◆ **Exercise brief**: Start at the line holding "Write the Plotly code for this chart.", stop at the line holding "import plotly.graph_objects as go", and repeat those lines exactly, both ends included; skip the pictures.

═══ Exercise data

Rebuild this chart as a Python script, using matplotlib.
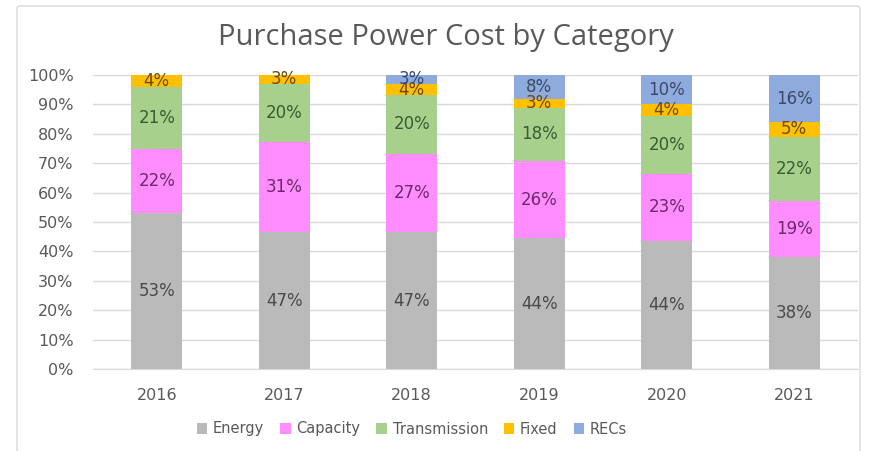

══════
═══ Exercise data

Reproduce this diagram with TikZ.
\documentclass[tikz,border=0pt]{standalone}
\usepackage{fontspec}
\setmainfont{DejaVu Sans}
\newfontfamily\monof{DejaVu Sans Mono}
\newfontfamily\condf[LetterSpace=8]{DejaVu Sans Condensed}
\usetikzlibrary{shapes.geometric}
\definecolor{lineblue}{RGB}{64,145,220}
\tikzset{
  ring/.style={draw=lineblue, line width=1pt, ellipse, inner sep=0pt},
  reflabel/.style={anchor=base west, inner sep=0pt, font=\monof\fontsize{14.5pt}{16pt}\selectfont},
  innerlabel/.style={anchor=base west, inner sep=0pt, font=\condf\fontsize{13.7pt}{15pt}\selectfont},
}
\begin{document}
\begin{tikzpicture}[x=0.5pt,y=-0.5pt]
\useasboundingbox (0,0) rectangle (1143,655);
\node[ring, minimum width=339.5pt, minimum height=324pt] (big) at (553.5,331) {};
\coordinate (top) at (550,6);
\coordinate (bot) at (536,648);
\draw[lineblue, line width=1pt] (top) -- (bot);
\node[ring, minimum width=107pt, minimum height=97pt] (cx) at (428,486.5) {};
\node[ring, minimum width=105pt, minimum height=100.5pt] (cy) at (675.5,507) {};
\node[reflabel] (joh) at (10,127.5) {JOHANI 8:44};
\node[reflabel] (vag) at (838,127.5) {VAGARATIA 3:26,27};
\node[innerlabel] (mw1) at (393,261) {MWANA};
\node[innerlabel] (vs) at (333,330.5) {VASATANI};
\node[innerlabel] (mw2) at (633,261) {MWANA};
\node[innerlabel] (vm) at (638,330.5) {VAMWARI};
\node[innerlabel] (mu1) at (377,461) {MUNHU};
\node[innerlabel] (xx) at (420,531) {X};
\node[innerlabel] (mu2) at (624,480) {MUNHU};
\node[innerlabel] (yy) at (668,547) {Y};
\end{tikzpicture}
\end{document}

══════
═══ Exercise data

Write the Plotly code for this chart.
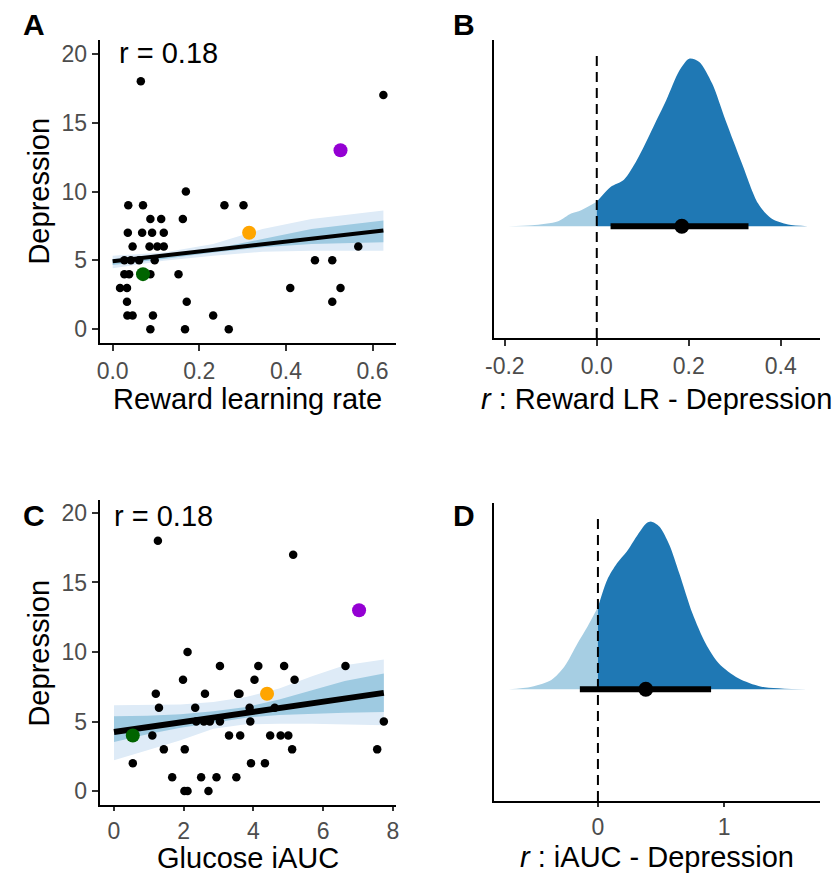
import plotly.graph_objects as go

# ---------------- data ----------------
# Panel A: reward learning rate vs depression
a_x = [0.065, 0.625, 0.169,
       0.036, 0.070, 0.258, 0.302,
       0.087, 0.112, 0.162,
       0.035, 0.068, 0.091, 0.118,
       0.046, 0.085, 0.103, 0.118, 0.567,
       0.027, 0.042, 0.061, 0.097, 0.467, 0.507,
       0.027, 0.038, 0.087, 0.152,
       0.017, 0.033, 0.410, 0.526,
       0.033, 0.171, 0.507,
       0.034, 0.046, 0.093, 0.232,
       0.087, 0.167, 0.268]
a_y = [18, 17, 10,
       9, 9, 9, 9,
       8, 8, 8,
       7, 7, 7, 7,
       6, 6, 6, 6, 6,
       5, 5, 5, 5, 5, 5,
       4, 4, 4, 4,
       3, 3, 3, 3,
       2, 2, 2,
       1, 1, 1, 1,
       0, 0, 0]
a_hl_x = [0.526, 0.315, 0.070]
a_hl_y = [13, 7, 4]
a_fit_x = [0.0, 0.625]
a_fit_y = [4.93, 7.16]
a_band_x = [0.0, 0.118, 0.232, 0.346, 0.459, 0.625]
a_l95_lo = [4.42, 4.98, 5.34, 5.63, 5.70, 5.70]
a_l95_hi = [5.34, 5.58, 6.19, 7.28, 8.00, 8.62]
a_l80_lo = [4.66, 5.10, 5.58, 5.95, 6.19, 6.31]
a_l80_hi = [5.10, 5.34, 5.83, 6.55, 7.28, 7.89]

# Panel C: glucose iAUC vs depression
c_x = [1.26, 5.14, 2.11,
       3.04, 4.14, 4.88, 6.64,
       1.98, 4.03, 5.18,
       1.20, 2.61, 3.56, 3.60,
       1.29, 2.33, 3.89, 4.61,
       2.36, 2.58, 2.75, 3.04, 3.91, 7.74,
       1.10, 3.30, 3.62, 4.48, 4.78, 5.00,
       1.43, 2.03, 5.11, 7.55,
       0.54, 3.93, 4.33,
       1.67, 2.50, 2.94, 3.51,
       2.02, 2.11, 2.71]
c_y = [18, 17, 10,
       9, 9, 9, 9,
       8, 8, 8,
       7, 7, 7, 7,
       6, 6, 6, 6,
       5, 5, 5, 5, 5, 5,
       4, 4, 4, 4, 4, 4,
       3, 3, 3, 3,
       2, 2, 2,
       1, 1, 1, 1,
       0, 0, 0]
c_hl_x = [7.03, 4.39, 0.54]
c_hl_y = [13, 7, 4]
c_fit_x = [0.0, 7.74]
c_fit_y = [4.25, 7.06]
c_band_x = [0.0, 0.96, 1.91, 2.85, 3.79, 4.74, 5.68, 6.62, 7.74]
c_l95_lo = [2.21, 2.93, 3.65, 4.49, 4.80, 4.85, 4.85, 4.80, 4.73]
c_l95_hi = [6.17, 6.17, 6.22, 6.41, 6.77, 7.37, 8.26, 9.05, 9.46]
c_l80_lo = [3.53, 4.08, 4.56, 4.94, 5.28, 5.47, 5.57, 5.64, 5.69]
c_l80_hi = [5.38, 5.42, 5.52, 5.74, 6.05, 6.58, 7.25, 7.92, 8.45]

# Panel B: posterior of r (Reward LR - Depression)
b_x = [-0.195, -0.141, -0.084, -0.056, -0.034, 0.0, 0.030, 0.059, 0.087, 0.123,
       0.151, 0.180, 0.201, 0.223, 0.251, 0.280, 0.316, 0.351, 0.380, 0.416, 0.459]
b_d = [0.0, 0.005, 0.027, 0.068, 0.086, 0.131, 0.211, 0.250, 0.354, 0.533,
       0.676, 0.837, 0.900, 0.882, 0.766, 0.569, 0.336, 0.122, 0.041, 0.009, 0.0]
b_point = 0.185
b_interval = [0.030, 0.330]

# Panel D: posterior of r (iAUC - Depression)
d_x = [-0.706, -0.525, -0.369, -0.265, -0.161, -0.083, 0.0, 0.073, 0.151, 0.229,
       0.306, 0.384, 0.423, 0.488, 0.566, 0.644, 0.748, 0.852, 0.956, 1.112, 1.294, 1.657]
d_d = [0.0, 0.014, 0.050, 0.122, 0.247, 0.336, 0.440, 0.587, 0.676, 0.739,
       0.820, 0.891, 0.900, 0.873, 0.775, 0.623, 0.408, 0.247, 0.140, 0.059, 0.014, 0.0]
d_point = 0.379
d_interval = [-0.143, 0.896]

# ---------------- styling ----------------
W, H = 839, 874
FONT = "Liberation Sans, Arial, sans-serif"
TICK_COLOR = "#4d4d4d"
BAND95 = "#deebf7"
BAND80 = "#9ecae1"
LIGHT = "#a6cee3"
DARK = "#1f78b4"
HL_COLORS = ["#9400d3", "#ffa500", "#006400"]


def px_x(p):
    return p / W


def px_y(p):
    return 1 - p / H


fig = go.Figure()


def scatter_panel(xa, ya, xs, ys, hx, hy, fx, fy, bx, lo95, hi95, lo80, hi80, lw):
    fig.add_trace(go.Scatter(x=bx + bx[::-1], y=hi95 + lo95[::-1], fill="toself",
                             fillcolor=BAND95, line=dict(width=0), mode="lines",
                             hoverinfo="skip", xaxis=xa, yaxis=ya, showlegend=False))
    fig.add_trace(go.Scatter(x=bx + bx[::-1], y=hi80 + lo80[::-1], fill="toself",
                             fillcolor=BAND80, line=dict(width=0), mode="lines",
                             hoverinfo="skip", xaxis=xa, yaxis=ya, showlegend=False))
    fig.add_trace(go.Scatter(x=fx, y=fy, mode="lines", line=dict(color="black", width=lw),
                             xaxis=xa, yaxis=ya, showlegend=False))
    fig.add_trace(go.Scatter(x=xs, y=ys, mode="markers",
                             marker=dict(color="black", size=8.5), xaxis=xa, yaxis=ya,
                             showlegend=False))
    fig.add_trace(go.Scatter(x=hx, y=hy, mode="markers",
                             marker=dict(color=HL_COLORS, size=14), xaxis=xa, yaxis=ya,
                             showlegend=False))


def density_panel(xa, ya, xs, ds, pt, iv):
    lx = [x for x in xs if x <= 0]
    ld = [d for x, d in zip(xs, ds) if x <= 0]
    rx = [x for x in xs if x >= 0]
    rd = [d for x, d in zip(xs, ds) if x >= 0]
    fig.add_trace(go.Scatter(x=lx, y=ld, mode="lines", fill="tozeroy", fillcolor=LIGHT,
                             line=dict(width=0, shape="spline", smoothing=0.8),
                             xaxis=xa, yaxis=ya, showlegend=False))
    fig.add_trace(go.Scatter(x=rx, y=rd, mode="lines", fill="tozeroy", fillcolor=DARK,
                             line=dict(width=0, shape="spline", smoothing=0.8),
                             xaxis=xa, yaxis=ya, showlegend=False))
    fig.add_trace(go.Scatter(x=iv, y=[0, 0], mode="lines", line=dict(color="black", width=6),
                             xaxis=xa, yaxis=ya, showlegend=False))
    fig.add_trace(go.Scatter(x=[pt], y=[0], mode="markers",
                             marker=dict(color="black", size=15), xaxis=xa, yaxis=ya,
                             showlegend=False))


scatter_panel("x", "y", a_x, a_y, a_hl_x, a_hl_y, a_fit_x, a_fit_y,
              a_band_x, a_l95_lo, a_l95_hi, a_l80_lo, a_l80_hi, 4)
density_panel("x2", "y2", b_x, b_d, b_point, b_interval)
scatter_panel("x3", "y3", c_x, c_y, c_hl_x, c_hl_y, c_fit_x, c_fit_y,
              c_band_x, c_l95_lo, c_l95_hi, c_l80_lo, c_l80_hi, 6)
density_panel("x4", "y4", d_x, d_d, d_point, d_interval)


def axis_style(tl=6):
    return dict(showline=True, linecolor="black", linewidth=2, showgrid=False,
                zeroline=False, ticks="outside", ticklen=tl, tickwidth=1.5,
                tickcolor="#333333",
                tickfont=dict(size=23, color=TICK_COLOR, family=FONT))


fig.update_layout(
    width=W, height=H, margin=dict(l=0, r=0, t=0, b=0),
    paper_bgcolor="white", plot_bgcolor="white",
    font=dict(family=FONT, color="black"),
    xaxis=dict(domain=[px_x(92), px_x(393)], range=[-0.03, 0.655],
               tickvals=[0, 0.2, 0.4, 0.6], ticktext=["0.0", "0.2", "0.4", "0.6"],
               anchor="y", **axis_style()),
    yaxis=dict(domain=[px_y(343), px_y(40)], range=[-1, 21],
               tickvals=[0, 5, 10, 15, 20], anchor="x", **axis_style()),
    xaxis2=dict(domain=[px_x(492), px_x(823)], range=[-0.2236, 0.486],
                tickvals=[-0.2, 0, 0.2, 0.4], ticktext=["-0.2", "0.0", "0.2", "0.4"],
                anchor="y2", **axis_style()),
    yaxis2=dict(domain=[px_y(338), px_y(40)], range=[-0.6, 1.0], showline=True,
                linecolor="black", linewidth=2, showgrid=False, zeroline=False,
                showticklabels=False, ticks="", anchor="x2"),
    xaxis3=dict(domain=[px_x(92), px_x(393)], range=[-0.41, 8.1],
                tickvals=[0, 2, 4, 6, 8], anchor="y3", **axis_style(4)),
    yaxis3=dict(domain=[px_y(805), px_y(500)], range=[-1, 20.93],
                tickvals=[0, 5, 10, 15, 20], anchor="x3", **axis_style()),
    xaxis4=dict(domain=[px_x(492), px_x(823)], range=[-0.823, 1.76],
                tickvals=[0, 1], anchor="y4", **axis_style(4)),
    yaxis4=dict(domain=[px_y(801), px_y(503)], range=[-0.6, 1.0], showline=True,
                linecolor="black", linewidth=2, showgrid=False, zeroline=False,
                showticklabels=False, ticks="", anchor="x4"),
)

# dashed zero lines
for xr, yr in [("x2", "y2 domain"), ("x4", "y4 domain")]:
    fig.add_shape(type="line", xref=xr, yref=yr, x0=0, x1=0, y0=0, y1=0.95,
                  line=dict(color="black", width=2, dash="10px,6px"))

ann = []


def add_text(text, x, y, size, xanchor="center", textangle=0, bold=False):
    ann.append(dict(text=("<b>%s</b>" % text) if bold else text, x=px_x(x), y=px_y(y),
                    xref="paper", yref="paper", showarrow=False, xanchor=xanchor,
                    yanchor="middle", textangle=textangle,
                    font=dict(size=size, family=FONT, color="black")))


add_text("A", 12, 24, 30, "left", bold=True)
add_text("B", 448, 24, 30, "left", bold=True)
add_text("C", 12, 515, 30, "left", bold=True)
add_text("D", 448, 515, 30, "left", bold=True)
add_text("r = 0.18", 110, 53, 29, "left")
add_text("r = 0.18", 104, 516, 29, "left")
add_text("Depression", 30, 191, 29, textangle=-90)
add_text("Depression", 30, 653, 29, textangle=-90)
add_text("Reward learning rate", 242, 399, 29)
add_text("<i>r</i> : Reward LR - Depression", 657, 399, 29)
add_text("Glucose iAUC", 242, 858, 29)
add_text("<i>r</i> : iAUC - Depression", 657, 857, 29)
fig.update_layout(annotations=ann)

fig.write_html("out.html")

══════

◆ **Expected answer**:
Write the Plotly code for this chart.
import plotly.graph_objects as go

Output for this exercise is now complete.